> [Problem requirements] The lines to extract run from the first line of the material below to the line containing "width=88pt,minimum height=101pt,align=center] (dcpd)", both included; leave the pictures behind.

[Start Collected data]

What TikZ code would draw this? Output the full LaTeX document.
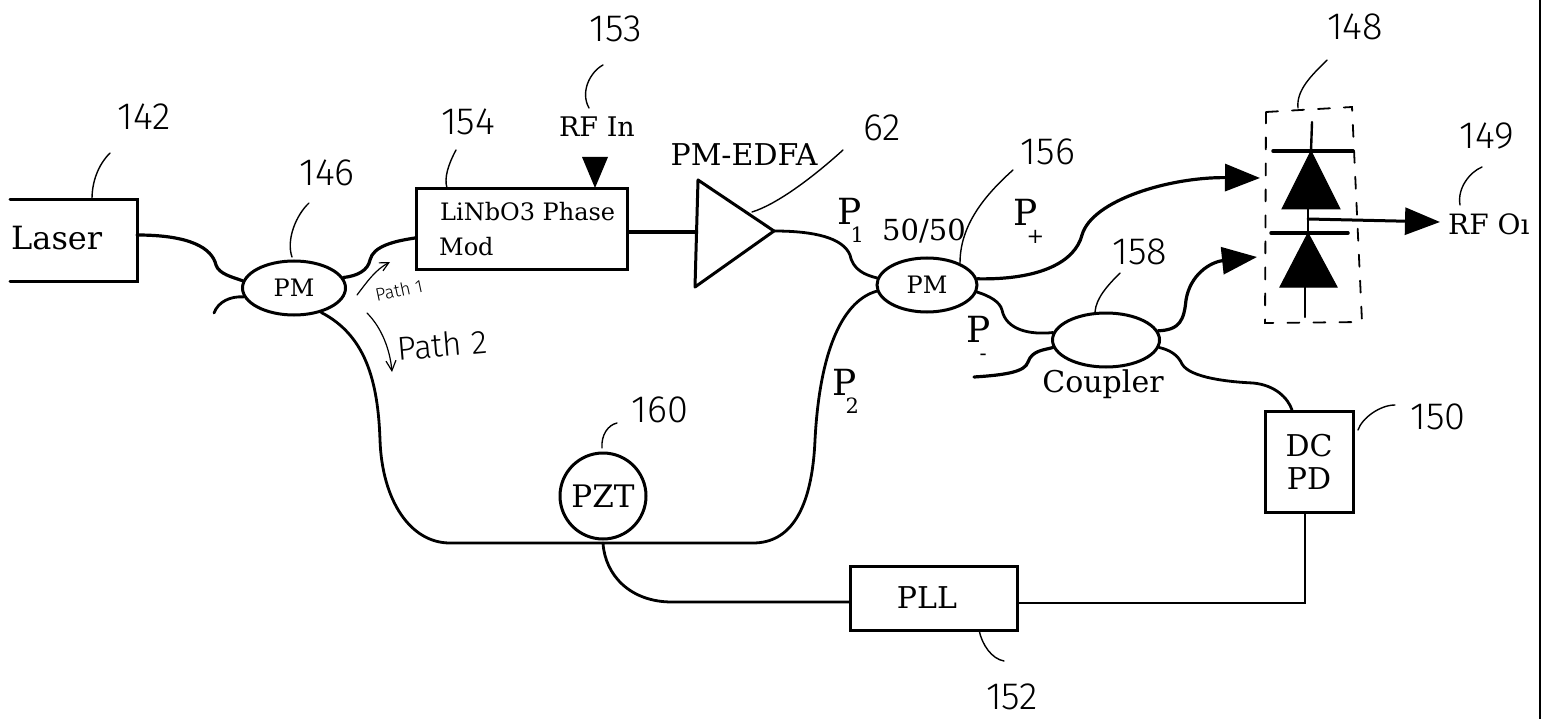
\documentclass[tikz,border=0pt]{standalone}
\usepackage{fontspec}
\setmainfont{DejaVu Serif}
\newfontfamily\handfont{Fira Sans Light}
\usetikzlibrary{shapes.geometric,arrows.meta,calc}
\newcommand{\fs}[1]{\fontsize{#1}{#1}\selectfont}
\newcommand{\subsc}[1]{\kern-.3em\raisebox{-.5em}{\fs{21}#1}}
\tikzset{
  boxnode/.style={draw,line width=3pt,rectangle,inner sep=0pt,fill=white},
  coup/.style={draw,line width=3pt,ellipse,inner sep=0pt,minimum height=54pt},
  fiber/.style={line width=3.2pt},
  thinfiber/.style={line width=2.8pt},
  leader/.style={line width=1.4pt},
  hand/.style={inner sep=0pt,font=\handfont\fs{38}},
  lab/.style={inner sep=0pt,font=\fs{29}},
  bighead/.style={-{Triangle[length=35pt,width=27pt]}},
  diodebar/.style={line width=3.5pt},
  diodewire/.style={line width=2.4pt},
  diodetri/.style={fill=black,draw=black,line width=1pt},
}
\begin{document}
\begin{tikzpicture}[x=1pt,y=-1pt,line cap=round]
\useasboundingbox (0,0) rectangle (1546,719);
\fill[white] (0,0) rectangle (1546,719);
\draw[line width=2.6pt] (1540,0) -- (1540,719);

% Boxes
\coordinate (lasertl) at (10,200);
\coordinate (laserbl) at (10,281);
\coordinate (lasertr) at (137,200);
\coordinate (laserbr) at (137,281);
\coordinate (laserout) at (137,235);
\draw[line width=3pt] (lasertl) -- (lasertr) -- (laserbr) -- (laserbl);
\node[lab,font=\fs{32},anchor=west] (laser) at (11,238) {Laser};

\node[boxnode,minimum width=211pt,minimum height=81pt] (mod) at (522,229) {};
\node[lab,anchor=west,font=\fs{24}] (modt1) at (440,212) {LiNbO3 Phase};
\node[lab,anchor=west,font=\fs{24}] (modt2) at (439,247) {Mod};

\node[boxnode,minimum width=167pt,minimum height=64pt] (pll) at (934,598) {\hspace{-14pt}\fs{30}PLL};
\node[boxnode,minimum width=88pt,minimum height=101pt,align=center] (dcpd) at (1309,462) {\fs{30}DC\\[9pt]\fs{30}PD};

% Couplers
\node[coup,minimum width=103pt] (pma) at (294,288) {\fs{24}PM};
\node[coup,minimum width=100pt] (pmb) at (927,285) {\fs{24}PM};
\node[coup,minimum width=107pt] (cpl) at (1106,340) {};
\node[lab,font=\fs{30}] (cpltext) at (1103,384) {Coupler};
\node[circle,draw,line width=3pt,minimum size=86pt,inner sep=0pt,fill=white] (pzt) at (603,496) {\fs{31}PZT};

% Amplifier
\coordinate (ampa) at (698,180);
\coordinate (ampb) at (774,231);
\coordinate (ampc) at (695,287);
\draw[line width=3pt,line join=round] (ampa) -- (ampb) -- (ampc) -- cycle;
\coordinate (ampin) at (696.5,232);
\node[lab,font=\fs{30}] (edfa) at (744,155) {PM-EDFA};

% Fibres
\draw[fiber] (laserout) .. controls (190,235) and (212,248) .. (216,265) .. controls (219,274) and (232,277) .. (pma.172);
\coordinate (freea) at (214,313);
\draw[thinfiber] (freea) .. controls (218,302) and (230,296) .. (pma.190);
\draw[fiber] (pma.12) .. controls (358,276) and (368,270) .. (370,260) .. controls (373,246) and (395,241) .. (mod.west |- 0,238);
\draw[fiber] (mod.east |- 0,232) -- (ampin);
\draw[thinfiber] (ampb) .. controls (815,231) and (843,238) .. (850,255) .. controls (853,270) and (865,275) .. (pmb.172);
\coordinate (bendl) at (450,543);
\coordinate (bendr) at (753,543);
\coordinate (pztfoot) at (603,543);
\draw[thinfiber] (pma.-42) .. controls (365,335) and (378,380) .. (380,440) .. controls (382,500) and (410,543) .. (bendl) -- (pztfoot) -- (bendr)
  .. controls (790,543) and (812,510) .. (815,440) .. controls (820,345) and (845,300) .. (pmb.187);
\draw[thinfiber] (pztfoot) .. controls (605,575) and (630,602) .. (672,602) -- (pll.west |- 0,602);
\coordinate (corner) at (1305,603);
\draw[thinfiber] (pll.east |- 0,603) -- (corner) -- (dcpd.south -| corner);
\coordinate (freeb) at (974,377);
\draw[fiber] (freeb) .. controls (1005,375) and (1025,372) .. (1028,362) .. controls (1032,350) and (1045,350) .. (cpl.188);
\draw[thinfiber] (pmb.-8) .. controls (990,296) and (1000,302) .. (1002,310) .. controls (1006,330) and (1030,335) .. (cpl.172);
\coordinate (tipa) at (1260,178);
\coordinate (tipb) at (1257,257);
\draw[fiber,bighead] (pmb.7) .. controls (1040,280) and (1075,262) .. (1082,235) .. controls (1092,200) and (1170,177) .. (tipa);
\draw[fiber,bighead] (cpl.10) .. controls (1180,330) and (1184,320) .. (1186,300) .. controls (1190,275) and (1210,262) .. (tipb);
\draw[thinfiber] (cpl.-8) .. controls (1170,350) and (1178,355) .. (1182,364) .. controls (1190,378) and (1230,382) .. (1253,383) .. controls (1275,385) and (1288,398) .. (dcpd.north -| 1292,0);

% RF input
\coordinate (rfa) at (582,157);
\coordinate (rfb) at (608,157);
\coordinate (rfc) at (595,188);
\fill (rfa) -- (rfb) -- (rfc) -- cycle;
\node[lab,font=\fs{27}] (rfin) at (597,127) {RF In};

% Detector pair
\draw[line width=1.8pt,dash pattern=on 12pt off 14pt] (1266,112) -- (1352,107) -- (1362,322) -- (1265,323) -- cycle;
\coordinate (da) at (1312,122);
\coordinate (db) at (1311,151);
\coordinate (dc) at (1308,209);
\coordinate (dd) at (1308,233);
\coordinate (de) at (1305,287);
\coordinate (df) at (1305,317);
\coordinate (dj) at (1308,219);
\coordinate (rfoutp) at (1440,222);
\draw[diodewire] (da) -- (db);
\draw[diodebar] (1273,151) -- (1353,151);
\draw[diodetri] (db) -- (1282,209) -- (1340,209) -- cycle;
\draw[diodewire] (dc) -- (dd);
\draw[diodebar] (1271,233) -- (1348,233);
\draw[diodetri] (dd) -- (1280,287) -- (1337,287) -- cycle;
\draw[diodewire] (de) -- (df);
\draw[line width=3pt,bighead] (dj) -- (rfoutp);
\node[lab,font=\fs{28},anchor=west] (rfout) at (1448,224) {RF O\i};

% Small path marks
\coordinate (pa) at (357,295);
\coordinate (pb) at (390,262);
\draw[line width=1.2pt,-{Straight Barb[length=9pt,width=9pt]}] (pa) .. controls (367,282) and (375,270) .. (pb);
\node[hand,font=\handfont\fs{18},rotate=12] (path1) at (399,290) {Path 1};
\coordinate (pc) at (367,313);
\coordinate (pd) at (392,372);
\draw[line width=1.2pt,-{Straight Barb[length=10pt,width=10pt]}] (pc) .. controls (382,328) and (390,350) .. (pd);
\node[hand,font=\handfont\fs{33},rotate=5] (path2) at (442,345) {Path 2};

% Port labels
\node[lab,font=\fs{36},anchor=north west] (p1) at (837,198) {P\subsc{1}};
\node[lab,font=\fs{29}] (ratio) at (924,231) {50/50};
\node[lab,font=\fs{36},anchor=north west] (pplus) at (1013,199) {P\subsc{+}};
\node[lab,font=\fs{36},anchor=north west] (pminus) at (966,316) {P\subsc{-}};
\node[lab,font=\fs{36},anchor=north west] (p2) at (832,369) {P\subsc{2}};

% Hand reference numbers
\node[hand] (n153) at (616,29) {153};
\node[hand] (n142) at (144,117) {142};
\node[hand] (n154) at (468,122) {154};
\node[hand] (n146) at (327,173) {146};
\node[hand] (n62) at (882,128) {62};
\node[hand] (n156) at (1048,152) {156};
\node[hand] (n158) at (1140,252) {158};
\node[hand] (n148) at (1355,27) {148};
\node[hand] (n149) at (1487,136) {149};
\node[hand] (n150) at (1438,417) {150};
\node[hand] (n160) at (660,410) {160};
\node[hand] (n152) at (1012,697) {152};

% Leaders
\draw[leader] (603,65) .. controls (590,72) and (580,92) .. (589,108);
\draw[leader] (110,153) .. controls (98,165) and (92,182) .. (92,199);
\draw[leader] (456,150) .. controls (448,165) and (444,178) .. (447,188);
\draw[leader] (309,203) .. controls (296,215) and (286,240) .. (292,257);
\draw[leader] (843,150) .. controls (810,180) and (775,205) .. (752,212);
\draw[leader] (1013,170) .. controls (985,195) and (960,225) .. (960,263);
\draw[leader] (1120,273) .. controls (1108,285) and (1096,298) .. (1095,312);
\draw[leader] (1327,60) .. controls (1312,75) and (1296,90) .. (1298,108);
\draw[leader] (1482,167) .. controls (1470,172) and (1457,188) .. (1460,205);
\draw[leader] (1395,405) .. controls (1380,405) and (1362,418) .. (1358,430);
\draw[leader] (617,423) .. controls (608,425) and (601,435) .. (602,448);
\draw[leader] (979,630) .. controls (982,645) and (992,659) .. (1004,661);
\end{tikzpicture}
\end{document}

[End Collected data]

> [The response]
What TikZ code would draw this? Output the full LaTeX document.
\documentclass[tikz,border=0pt]{standalone}
\usepackage{fontspec}
\setmainfont{DejaVu Serif}
\newfontfamily\handfont{Fira Sans Light}
\usetikzlibrary{shapes.geometric,arrows.meta,calc}
\newcommand{\fs}[1]{\fontsize{#1}{#1}\selectfont}
\newcommand{\subsc}[1]{\kern-.3em\raisebox{-.5em}{\fs{21}#1}}
\tikzset{
  boxnode/.style={draw,line width=3pt,rectangle,inner sep=0pt,fill=white},
  coup/.style={draw,line width=3pt,ellipse,inner sep=0pt,minimum height=54pt},
  fiber/.style={line width=3.2pt},
  thinfiber/.style={line width=2.8pt},
  leader/.style={line width=1.4pt},
  hand/.style={inner sep=0pt,font=\handfont\fs{38}},
  lab/.style={inner sep=0pt,font=\fs{29}},
  bighead/.style={-{Triangle[length=35pt,width=27pt]}},
  diodebar/.style={line width=3.5pt},
  diodewire/.style={line width=2.4pt},
  diodetri/.style={fill=black,draw=black,line width=1pt},
}
\begin{document}
\begin{tikzpicture}[x=1pt,y=-1pt,line cap=round]
\useasboundingbox (0,0) rectangle (1546,719);
\fill[white] (0,0) rectangle (1546,719);
\draw[line width=2.6pt] (1540,0) -- (1540,719);

% Boxes
\coordinate (lasertl) at (10,200);
\coordinate (laserbl) at (10,281);
\coordinate (lasertr) at (137,200);
\coordinate (laserbr) at (137,281);
\coordinate (laserout) at (137,235);
\draw[line width=3pt] (lasertl) -- (lasertr) -- (laserbr) -- (laserbl);
\node[lab,font=\fs{32},anchor=west] (laser) at (11,238) {Laser};

\node[boxnode,minimum width=211pt,minimum height=81pt] (mod) at (522,229) {};
\node[lab,anchor=west,font=\fs{24}] (modt1) at (440,212) {LiNbO3 Phase};
\node[lab,anchor=west,font=\fs{24}] (modt2) at (439,247) {Mod};

\node[boxnode,minimum width=167pt,minimum height=64pt] (pll) at (934,598) {\hspace{-14pt}\fs{30}PLL};
\node[boxnode,minimum width=88pt,minimum height=101pt,align=center] (dcpd) at (1309,462) {\fs{30}DC\\[9pt]\fs{30}PD};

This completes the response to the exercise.